4. The replacement value of the Collateral, as of the effective date of the Plan, is $27,500.00. The appropriate rate of interest to be paid on Green Tree's claim under the Chapter 13 Plan in 8.75%.
5. The Collateral is the Debtor's Principal Residence as defined in 11 U.S.C. § 101(13A).
6. The Collateral is personal property, not real property, under applicable Texas law.
7. The debtor owns the land on which the Collateral is located.
II. GREEN TREE'S OBJECTION
Green Tree alleges that the plan proposes to modify its claim in violation of 11 U.S.C. § 1322(b)(2). Green Tree cites In re Shepherd for the proposition that § 101(13A) (enacted by BAPCPA) renders § 1322(b)(2) (in the Bankruptcy Code since 1979), absurd. To resolve this alleged absurdity, Green Tree argues that the Court should interpret the newly codified definition of "debtor's principal residence" at § 101(13A) as expanding the anti-modification provision of § 1322(b)(2) to include a mobile home that is personal property.
In re Shepherd, 354 B.R. 505 (Bankr. E.D. Tenn. 2006).
III. CONCLUSIONS OF LAW
Although we both focus on "plain meaning," with due respect this Court disagrees with Shepherd.
When interpreting a statute, the court should begin with the plain meaning: See, Connecticut Nat. Bank v. Germain, 503 U.S. 249, 1129 S.Ct. 1146 (1992).
A. The Statutes
1. Bankruptcy Code § 101(13A) provides:
The term "debtor's principal residence" —
(A) means a residential structure, including incidental property, without regard to whether that structure is attached to real property; and
(B) includes an individual condominium or cooperative unit, a mobile or manufactured home, or trailer.
2. Bankruptcy Code § 1322(b) provides:
Subject to subsections (a) and (c) of this section, the plan may —
. . .
(2) modify the rights of holders of secured claims, other than a claim secured only by a security interest in real property that is the debtor's principal residence, or of holders of unsecured claims, or leave unaffected the rights of holders of any class of claims . . .
The protection that Green Tree seeks only applies to claims that are secured by real property. Green Tree's claim is not secured by real property. Therefore, § 1322(b)(2) does not apply.
The phrase "that is the debtor's principal residence" modifies "real property," not the other way around. One turns grammar on its head if one treats redefinition of a limiting dependent phrase as totally eliminating the words to which it is dependent. What the sentence says is that a plan may modify claims that are secured by real property that is the debtor's principal residence. Even though "debtor's principal residence" may include personalty, the reference to "debtor's principal residence" is alimiting clause. Expanding or contracting the limiting clause does not eliminate the words that it limits.

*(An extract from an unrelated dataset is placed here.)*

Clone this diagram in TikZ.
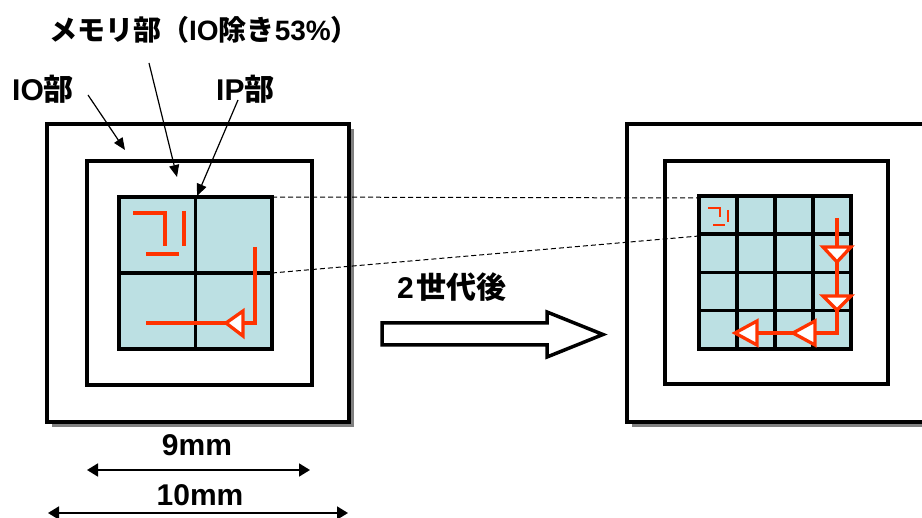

While the Court does not know what Congress had in mind when it defined "debtor's principal residence," the limitation of § 1322(b)(2) to real property has been clear and has governed chapter 13 cases for over 27 years. The Court finds it implausible that Congress simply "forgot" to delete the word "real" from § 1322(b)(2), thereby requiring the courts to speculate on the purpose of the new definition.
Collier's agrees:
This result is not changed by the definition of "debtor's principal residence" added to section 101 by the 2005 amendments. Although that definition includes an individual condominium or cooperative unit, as well as a mobile or manufactured home, or a trailer, the fact that such residences are personal property means that a debt secured by them would not be secured solely by real property that is the debtor's principal residence. Only if a mobile home or cooperative is real property under applicable nonbankruptcy law would the limitations on modification apply, even though the mobile home or cooperative is considered the debtor's principal residence.
8 Collier on Bankruptcy ¶ 1322.06[1][a] (15th ed. rev.).
Perhaps Congress had in mind avoiding any ambiguity if personal property attached to realty and thereby became part of the realty. But speculation is unwarranted. Section 1322(b)(2) is very clear and has been very clearly interpreted for a very long time. It only applies to a claim secured by real property. If Congress had meant to say "the plan may modify the rights of holders of secured claims other than a claim secured only by the debtor's personal residence . . .," that would have been incredibly easy to do. But Congress did not do that.
IV. CONCLUSION
The parties agreed that if this objection was overruled, the plan should be confirmed. By separate order, the Court will confirm the plan.